_To do_
Write out the listing below in full and exactly, leaving out every picture.

_Provided data_
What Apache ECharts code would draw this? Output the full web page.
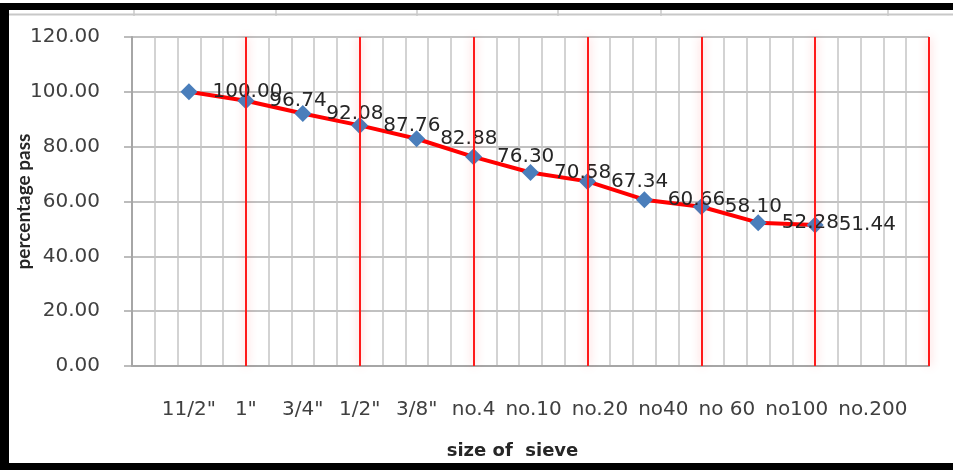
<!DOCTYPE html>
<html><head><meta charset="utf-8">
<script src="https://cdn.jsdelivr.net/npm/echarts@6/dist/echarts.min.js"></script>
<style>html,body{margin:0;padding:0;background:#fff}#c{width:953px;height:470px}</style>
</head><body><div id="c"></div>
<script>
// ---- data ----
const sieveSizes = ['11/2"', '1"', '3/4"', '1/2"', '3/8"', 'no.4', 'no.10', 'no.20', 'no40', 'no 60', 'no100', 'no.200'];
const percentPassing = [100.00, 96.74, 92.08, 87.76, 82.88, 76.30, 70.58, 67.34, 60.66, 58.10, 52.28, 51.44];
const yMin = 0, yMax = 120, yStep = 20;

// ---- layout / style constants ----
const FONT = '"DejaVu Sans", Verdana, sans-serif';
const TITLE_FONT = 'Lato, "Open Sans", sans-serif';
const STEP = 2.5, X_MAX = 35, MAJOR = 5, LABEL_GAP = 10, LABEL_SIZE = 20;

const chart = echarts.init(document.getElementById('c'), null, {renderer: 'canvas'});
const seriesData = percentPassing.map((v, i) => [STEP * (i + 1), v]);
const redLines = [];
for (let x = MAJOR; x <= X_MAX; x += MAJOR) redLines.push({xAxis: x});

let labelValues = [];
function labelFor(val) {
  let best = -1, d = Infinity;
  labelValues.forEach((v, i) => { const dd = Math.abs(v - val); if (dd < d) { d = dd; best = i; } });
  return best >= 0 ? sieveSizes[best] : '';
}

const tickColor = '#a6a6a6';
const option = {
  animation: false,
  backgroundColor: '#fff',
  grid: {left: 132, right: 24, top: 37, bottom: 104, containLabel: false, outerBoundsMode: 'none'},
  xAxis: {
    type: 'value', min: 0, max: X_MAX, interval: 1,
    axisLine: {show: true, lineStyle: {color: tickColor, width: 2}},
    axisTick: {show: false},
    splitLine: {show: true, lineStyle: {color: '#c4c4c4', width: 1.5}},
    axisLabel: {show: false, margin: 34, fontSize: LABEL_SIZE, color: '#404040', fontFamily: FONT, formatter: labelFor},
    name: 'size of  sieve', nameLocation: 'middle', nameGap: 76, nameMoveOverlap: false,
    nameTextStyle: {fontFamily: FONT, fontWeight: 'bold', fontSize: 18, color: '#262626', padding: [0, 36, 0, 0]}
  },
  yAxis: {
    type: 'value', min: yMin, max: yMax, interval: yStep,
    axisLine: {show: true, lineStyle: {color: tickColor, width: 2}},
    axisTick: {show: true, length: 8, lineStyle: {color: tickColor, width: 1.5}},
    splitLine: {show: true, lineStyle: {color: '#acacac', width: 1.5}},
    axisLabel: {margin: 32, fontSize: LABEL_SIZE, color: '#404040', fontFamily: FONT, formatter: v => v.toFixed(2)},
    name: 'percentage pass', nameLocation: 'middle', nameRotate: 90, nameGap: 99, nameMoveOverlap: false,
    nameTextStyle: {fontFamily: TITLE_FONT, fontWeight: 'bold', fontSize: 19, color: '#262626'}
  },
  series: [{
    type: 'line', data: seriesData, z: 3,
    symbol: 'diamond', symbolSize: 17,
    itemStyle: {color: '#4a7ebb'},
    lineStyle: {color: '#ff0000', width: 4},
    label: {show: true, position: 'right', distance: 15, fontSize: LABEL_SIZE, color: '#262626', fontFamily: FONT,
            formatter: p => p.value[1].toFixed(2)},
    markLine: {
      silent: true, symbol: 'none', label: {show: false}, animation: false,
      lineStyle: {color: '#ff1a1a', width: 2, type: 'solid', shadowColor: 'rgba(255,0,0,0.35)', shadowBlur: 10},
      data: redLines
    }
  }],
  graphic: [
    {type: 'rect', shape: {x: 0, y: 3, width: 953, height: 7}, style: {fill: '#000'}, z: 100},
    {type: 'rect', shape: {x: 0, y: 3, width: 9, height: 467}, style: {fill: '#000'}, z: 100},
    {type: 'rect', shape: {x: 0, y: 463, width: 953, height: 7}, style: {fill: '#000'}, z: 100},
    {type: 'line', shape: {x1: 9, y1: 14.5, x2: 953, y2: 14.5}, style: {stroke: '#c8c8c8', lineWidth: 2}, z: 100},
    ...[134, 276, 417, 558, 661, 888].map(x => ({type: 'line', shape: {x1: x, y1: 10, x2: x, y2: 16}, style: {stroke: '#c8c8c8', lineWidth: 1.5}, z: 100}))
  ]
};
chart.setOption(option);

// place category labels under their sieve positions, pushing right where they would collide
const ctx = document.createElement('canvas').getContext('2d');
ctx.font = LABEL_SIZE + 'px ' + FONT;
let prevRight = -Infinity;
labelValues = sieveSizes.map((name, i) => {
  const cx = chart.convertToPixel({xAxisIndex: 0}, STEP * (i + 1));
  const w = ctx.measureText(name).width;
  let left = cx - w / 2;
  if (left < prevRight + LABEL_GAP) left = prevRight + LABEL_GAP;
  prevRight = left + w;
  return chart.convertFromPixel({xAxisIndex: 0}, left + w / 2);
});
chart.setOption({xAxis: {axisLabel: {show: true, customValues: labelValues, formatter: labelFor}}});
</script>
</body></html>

_Response_
What Apache ECharts code would draw this? Output the full web page.
<!DOCTYPE html>
<html><head><meta charset="utf-8">
<script src="https://cdn.jsdelivr.net/npm/echarts@6/dist/echarts.min.js"></script>
<style>html,body{margin:0;padding:0;background:#fff}#c{width:953px;height:470px}</style>
</head><body><div id="c"></div>
<script>
// ---- data ----
const sieveSizes = ['11/2"', '1"', '3/4"', '1/2"', '3/8"', 'no.4', 'no.10', 'no.20', 'no40', 'no 60', 'no100', 'no.200'];
const percentPassing = [100.00, 96.74, 92.08, 87.76, 82.88, 76.30, 70.58, 67.34, 60.66, 58.10, 52.28, 51.44];
const yMin = 0, yMax = 120, yStep = 20;

// ---- layout / style constants ----
const FONT = '"DejaVu Sans", Verdana, sans-serif';
const TITLE_FONT = 'Lato, "Open Sans", sans-serif';
const STEP = 2.5, X_MAX = 35, MAJOR = 5, LABEL_GAP = 10, LABEL_SIZE = 20;

const chart = echarts.init(document.getElementById('c'), null, {renderer: 'canvas'});
const seriesData = percentPassing.map((v, i) => [STEP * (i + 1), v]);
const redLines = [];
for (let x = MAJOR; x <= X_MAX; x += MAJOR) redLines.push({xAxis: x});

let labelValues = [];
function labelFor(val) {
  let best = -1, d = Infinity;
  labelValues.forEach((v, i) => { const dd = Math.abs(v - val); if (dd < d) { d = dd; best = i; } });
  return best >= 0 ? sieveSizes[best] : '';
}

const tickColor = '#a6a6a6';
const option = {
  animation: false,
  backgroundColor: '#fff',
  grid: {left: 132, right: 24, top: 37, bottom: 104, containLabel: false, outerBoundsMode: 'none'},
  xAxis: {
    type: 'value', min: 0, max: X_MAX, interval: 1,
    axisLine: {show: true, lineStyle: {color: tickColor, width: 2}},
    axisTick: {show: false},
    splitLine: {show: true, lineStyle: {color: '#c4c4c4', width: 1.5}},
    axisLabel: {show: false, margin: 34, fontSize: LABEL_SIZE, color: '#404040', fontFamily: FONT, formatter: labelFor},
    name: 'size of  sieve', nameLocation: 'middle', nameGap: 76, nameMoveOverlap: false,
    nameTextStyle: {fontFamily: FONT, fontWeight: 'bold', fontSize: 18, color: '#262626', padding: [0, 36, 0, 0]}
  },
  yAxis: {
    type: 'value', min: yMin, max: yMax, interval: yStep,
    axisLine: {show: true, lineStyle: {color: tickColor, width: 2}},
    axisTick: {show: true, length: 8, lineStyle: {color: tickColor, width: 1.5}},
    splitLine: {show: true, lineStyle: {color: '#acacac', width: 1.5}},
    axisLabel: {margin: 32, fontSize: LABEL_SIZE, color: '#404040', fontFamily: FONT, formatter: v => v.toFixed(2)},
    name: 'percentage pass', nameLocation: 'middle', nameRotate: 90, nameGap: 99, nameMoveOverlap: false,
    nameTextStyle: {fontFamily: TITLE_FONT, fontWeight: 'bold', fontSize: 19, color: '#262626'}
  },
  series: [{
    type: 'line', data: seriesData, z: 3,
    symbol: 'diamond', symbolSize: 17,
    itemStyle: {color: '#4a7ebb'},
    lineStyle: {color: '#ff0000', width: 4},
    label: {show: true, position: 'right', distance: 15, fontSize: LABEL_SIZE, color: '#262626', fontFamily: FONT,
            formatter: p => p.value[1].toFixed(2)},
    markLine: {
      silent: true, symbol: 'none', label: {show: false}, animation: false,
      lineStyle: {color: '#ff1a1a', width: 2, type: 'solid', shadowColor: 'rgba(255,0,0,0.35)', shadowBlur: 10},
      data: redLines
    }
  }],
  graphic: [
    {type: 'rect', shape: {x: 0, y: 3, width: 953, height: 7}, style: {fill: '#000'}, z: 100},
    {type: 'rect', shape: {x: 0, y: 3, width: 9, height: 467}, style: {fill: '#000'}, z: 100},
    {type: 'rect', shape: {x: 0, y: 463, width: 953, height: 7}, style: {fill: '#000'}, z: 100},
    {type: 'line', shape: {x1: 9, y1: 14.5, x2: 953, y2: 14.5}, style: {stroke: '#c8c8c8', lineWidth: 2}, z: 100},
    ...[134, 276, 417, 558, 661, 888].map(x => ({type: 'line', shape: {x1: x, y1: 10, x2: x, y2: 16}, style: {stroke: '#c8c8c8', lineWidth: 1.5}, z: 100}))
  ]
};
chart.setOption(option);

// place category labels under their sieve positions, pushing right where they would collide
const ctx = document.createElement('canvas').getContext('2d');
ctx.font = LABEL_SIZE + 'px ' + FONT;
let prevRight = -Infinity;
labelValues = sieveSizes.map((name, i) => {
  const cx = chart.convertToPixel({xAxisIndex: 0}, STEP * (i + 1));
  const w = ctx.measureText(name).width;
  let left = cx - w / 2;
  if (left < prevRight + LABEL_GAP) left = prevRight + LABEL_GAP;
  prevRight = left + w;
  return chart.convertFromPixel({xAxisIndex: 0}, left + w / 2);
});
chart.setOption({xAxis: {axisLabel: {show: true, customValues: labelValues, formatter: labelFor}}});
</script>
</body></html>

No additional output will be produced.